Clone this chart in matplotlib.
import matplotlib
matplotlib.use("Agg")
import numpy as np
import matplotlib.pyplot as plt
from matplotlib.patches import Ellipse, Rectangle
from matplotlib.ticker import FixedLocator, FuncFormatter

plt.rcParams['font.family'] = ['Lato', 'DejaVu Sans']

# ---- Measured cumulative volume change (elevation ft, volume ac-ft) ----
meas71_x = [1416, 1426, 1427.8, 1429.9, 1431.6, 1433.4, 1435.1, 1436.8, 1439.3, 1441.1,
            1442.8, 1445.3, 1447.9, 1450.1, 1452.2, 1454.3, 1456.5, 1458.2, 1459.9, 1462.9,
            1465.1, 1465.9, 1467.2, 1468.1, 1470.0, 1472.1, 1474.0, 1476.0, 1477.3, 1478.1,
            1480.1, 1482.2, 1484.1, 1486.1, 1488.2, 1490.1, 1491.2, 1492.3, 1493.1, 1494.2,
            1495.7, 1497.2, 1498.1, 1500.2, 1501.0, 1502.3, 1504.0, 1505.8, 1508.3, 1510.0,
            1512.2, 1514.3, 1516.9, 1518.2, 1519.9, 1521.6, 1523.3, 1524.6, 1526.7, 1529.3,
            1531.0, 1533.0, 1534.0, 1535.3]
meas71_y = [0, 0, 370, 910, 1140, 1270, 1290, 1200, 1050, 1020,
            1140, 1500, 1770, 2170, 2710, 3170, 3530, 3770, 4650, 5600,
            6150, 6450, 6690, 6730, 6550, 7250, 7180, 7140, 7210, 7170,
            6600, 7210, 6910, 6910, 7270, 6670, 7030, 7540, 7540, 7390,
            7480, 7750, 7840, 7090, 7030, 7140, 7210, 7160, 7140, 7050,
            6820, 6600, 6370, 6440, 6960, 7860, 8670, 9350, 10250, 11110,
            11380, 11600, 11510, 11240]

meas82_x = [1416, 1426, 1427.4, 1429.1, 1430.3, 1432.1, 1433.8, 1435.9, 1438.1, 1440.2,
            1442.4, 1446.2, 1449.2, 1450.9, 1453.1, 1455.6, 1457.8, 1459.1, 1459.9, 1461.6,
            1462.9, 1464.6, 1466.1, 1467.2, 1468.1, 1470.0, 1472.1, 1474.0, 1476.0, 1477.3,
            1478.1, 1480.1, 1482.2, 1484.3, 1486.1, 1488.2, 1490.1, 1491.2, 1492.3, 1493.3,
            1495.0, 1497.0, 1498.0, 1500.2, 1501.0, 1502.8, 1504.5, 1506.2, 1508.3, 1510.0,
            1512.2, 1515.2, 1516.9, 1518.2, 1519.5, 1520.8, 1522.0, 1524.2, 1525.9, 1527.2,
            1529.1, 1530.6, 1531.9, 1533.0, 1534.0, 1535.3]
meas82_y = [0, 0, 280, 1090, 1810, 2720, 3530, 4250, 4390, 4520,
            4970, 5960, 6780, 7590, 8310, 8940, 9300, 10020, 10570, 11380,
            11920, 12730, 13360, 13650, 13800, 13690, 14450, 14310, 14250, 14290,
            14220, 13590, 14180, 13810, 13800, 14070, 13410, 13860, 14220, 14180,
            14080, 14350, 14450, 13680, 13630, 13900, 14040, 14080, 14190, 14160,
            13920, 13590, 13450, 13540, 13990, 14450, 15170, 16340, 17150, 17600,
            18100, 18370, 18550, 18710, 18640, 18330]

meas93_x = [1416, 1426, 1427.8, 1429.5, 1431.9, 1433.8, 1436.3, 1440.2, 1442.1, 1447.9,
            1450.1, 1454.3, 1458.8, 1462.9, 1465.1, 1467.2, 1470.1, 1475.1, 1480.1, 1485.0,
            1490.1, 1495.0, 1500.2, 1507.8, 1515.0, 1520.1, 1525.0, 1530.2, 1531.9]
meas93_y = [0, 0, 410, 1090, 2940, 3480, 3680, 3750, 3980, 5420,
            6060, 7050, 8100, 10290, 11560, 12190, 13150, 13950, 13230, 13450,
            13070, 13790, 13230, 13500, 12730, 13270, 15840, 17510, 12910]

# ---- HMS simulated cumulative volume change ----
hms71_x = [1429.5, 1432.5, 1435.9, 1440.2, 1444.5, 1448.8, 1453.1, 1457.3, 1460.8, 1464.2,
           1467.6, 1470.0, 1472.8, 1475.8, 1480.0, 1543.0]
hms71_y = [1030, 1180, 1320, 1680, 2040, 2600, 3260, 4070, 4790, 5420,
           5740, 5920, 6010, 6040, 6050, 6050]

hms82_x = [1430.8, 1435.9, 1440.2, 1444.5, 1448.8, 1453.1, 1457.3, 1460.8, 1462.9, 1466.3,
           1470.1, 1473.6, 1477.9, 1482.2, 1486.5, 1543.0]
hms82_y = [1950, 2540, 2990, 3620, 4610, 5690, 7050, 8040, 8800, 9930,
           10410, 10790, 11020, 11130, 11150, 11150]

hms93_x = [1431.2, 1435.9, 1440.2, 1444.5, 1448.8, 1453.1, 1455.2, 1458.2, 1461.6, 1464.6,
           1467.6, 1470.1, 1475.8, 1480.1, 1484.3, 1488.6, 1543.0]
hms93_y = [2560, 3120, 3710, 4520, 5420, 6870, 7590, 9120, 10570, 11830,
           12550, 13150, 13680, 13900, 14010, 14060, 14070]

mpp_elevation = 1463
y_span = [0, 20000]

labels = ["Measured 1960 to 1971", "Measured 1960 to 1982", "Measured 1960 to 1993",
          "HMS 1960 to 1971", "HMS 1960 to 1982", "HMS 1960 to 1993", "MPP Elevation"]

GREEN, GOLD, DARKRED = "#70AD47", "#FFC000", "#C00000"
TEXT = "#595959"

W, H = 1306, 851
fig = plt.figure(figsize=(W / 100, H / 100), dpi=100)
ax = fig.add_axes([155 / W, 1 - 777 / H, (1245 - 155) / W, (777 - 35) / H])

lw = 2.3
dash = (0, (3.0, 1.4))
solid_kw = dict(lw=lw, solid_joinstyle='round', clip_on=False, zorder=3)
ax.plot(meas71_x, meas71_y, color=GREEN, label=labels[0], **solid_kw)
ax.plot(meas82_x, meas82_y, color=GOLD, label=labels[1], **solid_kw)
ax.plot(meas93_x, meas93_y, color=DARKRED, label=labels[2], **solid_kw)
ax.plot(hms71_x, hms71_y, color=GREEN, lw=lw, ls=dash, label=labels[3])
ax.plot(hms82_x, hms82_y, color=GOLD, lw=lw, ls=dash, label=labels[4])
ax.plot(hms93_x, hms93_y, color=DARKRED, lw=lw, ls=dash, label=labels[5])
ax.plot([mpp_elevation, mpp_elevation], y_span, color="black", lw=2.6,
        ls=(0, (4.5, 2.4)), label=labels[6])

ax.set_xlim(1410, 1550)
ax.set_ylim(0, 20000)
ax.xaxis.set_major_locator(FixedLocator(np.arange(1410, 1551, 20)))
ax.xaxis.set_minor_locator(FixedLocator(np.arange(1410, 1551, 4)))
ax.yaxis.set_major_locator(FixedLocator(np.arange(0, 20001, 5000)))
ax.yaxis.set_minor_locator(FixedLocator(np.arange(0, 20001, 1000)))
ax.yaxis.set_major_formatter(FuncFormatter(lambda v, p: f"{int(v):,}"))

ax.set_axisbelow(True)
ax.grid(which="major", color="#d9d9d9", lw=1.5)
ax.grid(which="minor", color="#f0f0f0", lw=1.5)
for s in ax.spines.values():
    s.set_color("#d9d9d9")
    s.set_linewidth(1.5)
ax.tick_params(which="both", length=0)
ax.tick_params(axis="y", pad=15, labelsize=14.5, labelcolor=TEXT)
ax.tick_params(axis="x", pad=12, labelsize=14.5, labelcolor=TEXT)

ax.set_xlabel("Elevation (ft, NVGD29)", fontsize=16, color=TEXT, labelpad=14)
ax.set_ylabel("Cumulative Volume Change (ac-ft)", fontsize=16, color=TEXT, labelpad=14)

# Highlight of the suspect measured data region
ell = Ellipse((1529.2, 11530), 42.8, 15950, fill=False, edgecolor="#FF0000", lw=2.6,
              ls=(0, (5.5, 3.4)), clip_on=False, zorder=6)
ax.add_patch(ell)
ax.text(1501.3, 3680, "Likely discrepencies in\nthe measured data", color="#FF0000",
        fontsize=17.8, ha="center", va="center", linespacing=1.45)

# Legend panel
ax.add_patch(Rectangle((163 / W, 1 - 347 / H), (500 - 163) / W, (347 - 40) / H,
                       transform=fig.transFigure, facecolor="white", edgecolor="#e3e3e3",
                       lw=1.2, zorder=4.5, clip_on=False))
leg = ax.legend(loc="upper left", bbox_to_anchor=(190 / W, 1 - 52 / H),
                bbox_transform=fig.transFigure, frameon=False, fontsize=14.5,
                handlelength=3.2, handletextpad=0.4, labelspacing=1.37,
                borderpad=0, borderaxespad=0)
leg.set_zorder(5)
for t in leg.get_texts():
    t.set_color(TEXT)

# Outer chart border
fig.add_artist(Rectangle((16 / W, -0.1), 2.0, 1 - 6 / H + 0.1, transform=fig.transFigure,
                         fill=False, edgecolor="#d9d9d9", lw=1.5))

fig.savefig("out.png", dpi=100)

- _WHAT THE EXERCISE ASKS_
Using the material above, copy every line in which the string "matplotlib" occurs.

- _ANSWER BELOW_
Clone this chart in matplotlib.
import matplotlib
matplotlib.use("Agg")
import matplotlib.pyplot as plt
from matplotlib.patches import Ellipse, Rectangle
from matplotlib.ticker import FixedLocator, FuncFormatter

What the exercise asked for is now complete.